TERAFIM (ebr. tĕraphīm)
Speciali oggetti di culto presso gli antichi Ebrei, venerati principalmente presso le singole famiglie. L'etimologia del termine ebraico è del tutto ignota. I Settanta lo trascrivono Θεραϕ(ε)ίν, oppure lo traducono con εἴδωλα, κενοτάϕια, γλυπτά e simili; analogamente fa la Volgata latina.
Questi oggetti della religiosità ebraica più antica sembrano ben essere stati idoli, come suggerisce la stessa maniera di tradurre dei Settanta. La voluminosità di essi si può valutare dall'episodio biblico di Rachele, che ruba i terafim di Labano e li nasconde sotto la sella del cammello (Genesi, XXXI, 19 segg.); più difficile è immaginarsi la loro figura dall'altro episodio di Michol, moglie di David, che preso uno di questi oggetti lo avvolge con panni e pelle di capra e lo mette su un letto per simulare suo marito malato (I Samuele [Re], XIX, 13 segg.). Il santuario particolare di Mica aveva come oggetti principali di culto un efod e un terafim (Giudici, XVII, 5 segg.), e questi due oggetti insieme sono nominati anche in Osea, III, 4. Come l'efod, anche i terafim erano usati per la divinazione (II [IV] Re, XXIII, 24; Ezechiele, XXI, 21; Zaccaria, X, 2); anche in I Sam. [Re], XV, 23, l'uso del sortilegio è messo in parallelo con quello dei terafim ed è riprovato dal punto di vista del jahvismo. Il jahvismo infatti condanna recisamente l'uso dei terafim, presentandolo implicitamente come infiltrazione del paganesimo delle tribù aramaiche (Genesi, XXXV, 2-4; cfr. Giosuè, XXIV, 15).

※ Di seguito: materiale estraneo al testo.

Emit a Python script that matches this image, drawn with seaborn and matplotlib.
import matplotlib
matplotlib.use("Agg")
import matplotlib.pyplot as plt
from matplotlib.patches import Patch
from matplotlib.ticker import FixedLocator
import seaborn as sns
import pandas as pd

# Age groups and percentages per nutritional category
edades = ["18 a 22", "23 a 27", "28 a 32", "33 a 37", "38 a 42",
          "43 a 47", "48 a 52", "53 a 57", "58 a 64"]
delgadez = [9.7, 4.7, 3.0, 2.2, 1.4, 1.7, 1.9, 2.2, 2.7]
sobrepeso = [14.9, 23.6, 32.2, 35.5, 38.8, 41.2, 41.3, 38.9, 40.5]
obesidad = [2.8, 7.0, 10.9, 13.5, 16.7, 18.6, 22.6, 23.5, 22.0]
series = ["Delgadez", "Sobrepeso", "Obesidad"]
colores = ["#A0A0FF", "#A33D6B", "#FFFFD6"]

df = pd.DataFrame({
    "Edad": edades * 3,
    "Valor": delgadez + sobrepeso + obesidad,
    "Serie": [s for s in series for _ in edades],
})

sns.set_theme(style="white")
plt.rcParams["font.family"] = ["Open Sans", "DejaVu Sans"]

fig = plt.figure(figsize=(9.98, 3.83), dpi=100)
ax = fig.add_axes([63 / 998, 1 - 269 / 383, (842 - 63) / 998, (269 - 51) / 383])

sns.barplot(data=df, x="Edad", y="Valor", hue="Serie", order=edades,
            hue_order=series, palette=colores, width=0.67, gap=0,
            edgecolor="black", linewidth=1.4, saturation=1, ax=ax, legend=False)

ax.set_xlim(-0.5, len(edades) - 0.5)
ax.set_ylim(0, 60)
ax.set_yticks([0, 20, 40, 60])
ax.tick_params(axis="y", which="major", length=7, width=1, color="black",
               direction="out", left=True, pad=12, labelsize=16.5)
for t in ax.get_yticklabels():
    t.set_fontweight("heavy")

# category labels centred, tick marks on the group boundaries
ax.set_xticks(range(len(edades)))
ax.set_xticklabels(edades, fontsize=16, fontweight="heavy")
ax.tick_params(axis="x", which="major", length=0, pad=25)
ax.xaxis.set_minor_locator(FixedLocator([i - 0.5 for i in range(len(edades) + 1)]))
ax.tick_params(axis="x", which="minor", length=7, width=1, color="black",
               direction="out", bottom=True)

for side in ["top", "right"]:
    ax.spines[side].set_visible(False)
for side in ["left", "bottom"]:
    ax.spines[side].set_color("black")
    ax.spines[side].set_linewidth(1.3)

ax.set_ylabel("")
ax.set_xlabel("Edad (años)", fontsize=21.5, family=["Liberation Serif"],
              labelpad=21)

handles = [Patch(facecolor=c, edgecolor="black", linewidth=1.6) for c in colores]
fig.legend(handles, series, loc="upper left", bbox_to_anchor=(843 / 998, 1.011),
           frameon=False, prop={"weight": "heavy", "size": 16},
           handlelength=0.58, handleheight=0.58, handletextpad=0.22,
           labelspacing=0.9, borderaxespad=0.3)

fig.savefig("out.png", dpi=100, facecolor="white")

Da questi dati della Bibbia parecchi studiosi hanno concluso che i terafim dovevano essere, in sostanza, statuette, e che probabilmente rappresentavano gli antenati delle singole famiglie, una specie di dei penates. Questa relazione ancestrale è una mera congettura; è bensì verosimile l'ipotesi che gli oggetti in questione fossero delle statuette, ma in tal caso rimane sempre il problema dell'impiego di tali statuette a uso divinatorio. Nei recenti scavi archeologici di Palestina si sono trovate in realtà alcune statuette, di piccole dimensioni e di lavorazione assai rozza, che appartennero ai Cananei, abitatori della Palestina prima degli Ebrei, e che dagli archeologi sono state chiamate terafim; ma è un appellativo convenzionale, poiché non vi è alcun argomento solido per ritenere che i terafim della Bibbia corrispondessero realmente a questo tipo di statuette rinvenute.
Bibl.: I. Benziger, Hebräische Archäologie, 3a ed., Lipsia 1927, pp. 328, 344-345.